DIRECTIONS: Answer with one number only: the number of lines that include the word "React".

═══ DATA SHOWN ═══

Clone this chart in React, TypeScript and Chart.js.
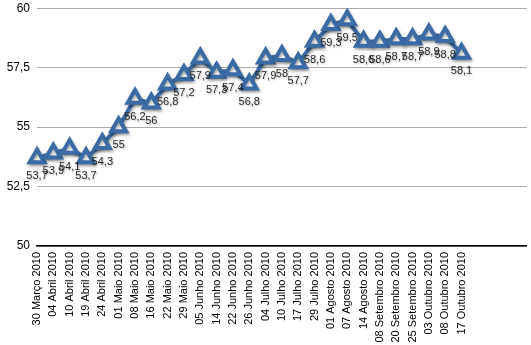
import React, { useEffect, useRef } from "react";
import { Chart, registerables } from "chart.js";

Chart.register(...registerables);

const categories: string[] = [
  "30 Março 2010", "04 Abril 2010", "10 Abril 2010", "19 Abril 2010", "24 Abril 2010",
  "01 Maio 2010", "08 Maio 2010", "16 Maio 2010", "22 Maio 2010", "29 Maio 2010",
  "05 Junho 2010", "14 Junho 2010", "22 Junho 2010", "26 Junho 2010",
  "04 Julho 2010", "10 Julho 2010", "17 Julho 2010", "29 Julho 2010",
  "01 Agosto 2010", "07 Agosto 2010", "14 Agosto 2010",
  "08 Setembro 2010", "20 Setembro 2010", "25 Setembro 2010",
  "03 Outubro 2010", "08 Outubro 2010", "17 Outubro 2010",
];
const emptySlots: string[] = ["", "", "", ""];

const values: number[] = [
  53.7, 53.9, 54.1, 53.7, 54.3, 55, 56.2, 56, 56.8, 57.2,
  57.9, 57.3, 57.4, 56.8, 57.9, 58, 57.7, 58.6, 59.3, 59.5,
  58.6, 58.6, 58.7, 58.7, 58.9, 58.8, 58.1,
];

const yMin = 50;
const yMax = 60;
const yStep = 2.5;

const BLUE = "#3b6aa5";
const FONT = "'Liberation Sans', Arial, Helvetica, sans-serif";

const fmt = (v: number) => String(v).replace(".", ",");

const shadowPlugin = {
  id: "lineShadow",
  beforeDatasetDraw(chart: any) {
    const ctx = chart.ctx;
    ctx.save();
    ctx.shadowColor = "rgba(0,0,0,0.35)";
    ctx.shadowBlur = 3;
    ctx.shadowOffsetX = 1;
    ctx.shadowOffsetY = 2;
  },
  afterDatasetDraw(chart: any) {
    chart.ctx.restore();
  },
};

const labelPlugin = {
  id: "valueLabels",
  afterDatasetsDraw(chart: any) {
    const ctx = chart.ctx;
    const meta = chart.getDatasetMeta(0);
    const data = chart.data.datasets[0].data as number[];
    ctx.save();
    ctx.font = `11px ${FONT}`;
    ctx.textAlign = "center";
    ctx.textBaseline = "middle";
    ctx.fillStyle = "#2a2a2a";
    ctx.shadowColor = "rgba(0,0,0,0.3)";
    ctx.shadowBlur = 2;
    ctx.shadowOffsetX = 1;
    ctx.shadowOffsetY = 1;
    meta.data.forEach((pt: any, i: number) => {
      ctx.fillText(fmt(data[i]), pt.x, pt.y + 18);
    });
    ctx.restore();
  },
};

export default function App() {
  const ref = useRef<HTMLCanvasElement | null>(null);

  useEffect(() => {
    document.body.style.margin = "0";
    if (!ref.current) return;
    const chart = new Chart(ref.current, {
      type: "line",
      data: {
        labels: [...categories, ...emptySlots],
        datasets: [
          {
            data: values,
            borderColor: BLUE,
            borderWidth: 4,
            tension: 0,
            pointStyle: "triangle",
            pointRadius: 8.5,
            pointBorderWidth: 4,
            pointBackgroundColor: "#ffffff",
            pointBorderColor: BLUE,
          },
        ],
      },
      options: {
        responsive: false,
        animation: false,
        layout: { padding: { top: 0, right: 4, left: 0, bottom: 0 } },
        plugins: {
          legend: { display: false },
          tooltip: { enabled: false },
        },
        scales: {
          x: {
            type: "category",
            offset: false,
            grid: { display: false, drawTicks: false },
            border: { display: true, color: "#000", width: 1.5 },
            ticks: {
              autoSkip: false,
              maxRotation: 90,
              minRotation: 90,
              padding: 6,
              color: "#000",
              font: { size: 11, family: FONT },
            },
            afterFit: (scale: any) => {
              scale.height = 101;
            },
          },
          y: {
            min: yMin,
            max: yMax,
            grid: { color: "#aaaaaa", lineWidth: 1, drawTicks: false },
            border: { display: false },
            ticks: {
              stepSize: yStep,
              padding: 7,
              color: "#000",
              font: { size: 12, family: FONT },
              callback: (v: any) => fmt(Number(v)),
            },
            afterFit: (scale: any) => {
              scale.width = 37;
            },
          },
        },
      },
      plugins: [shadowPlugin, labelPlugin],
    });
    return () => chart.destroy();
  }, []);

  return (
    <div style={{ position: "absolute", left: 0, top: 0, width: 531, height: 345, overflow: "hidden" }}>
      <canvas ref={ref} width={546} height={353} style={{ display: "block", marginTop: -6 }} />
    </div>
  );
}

═══

EXERCISE ANSWER: 2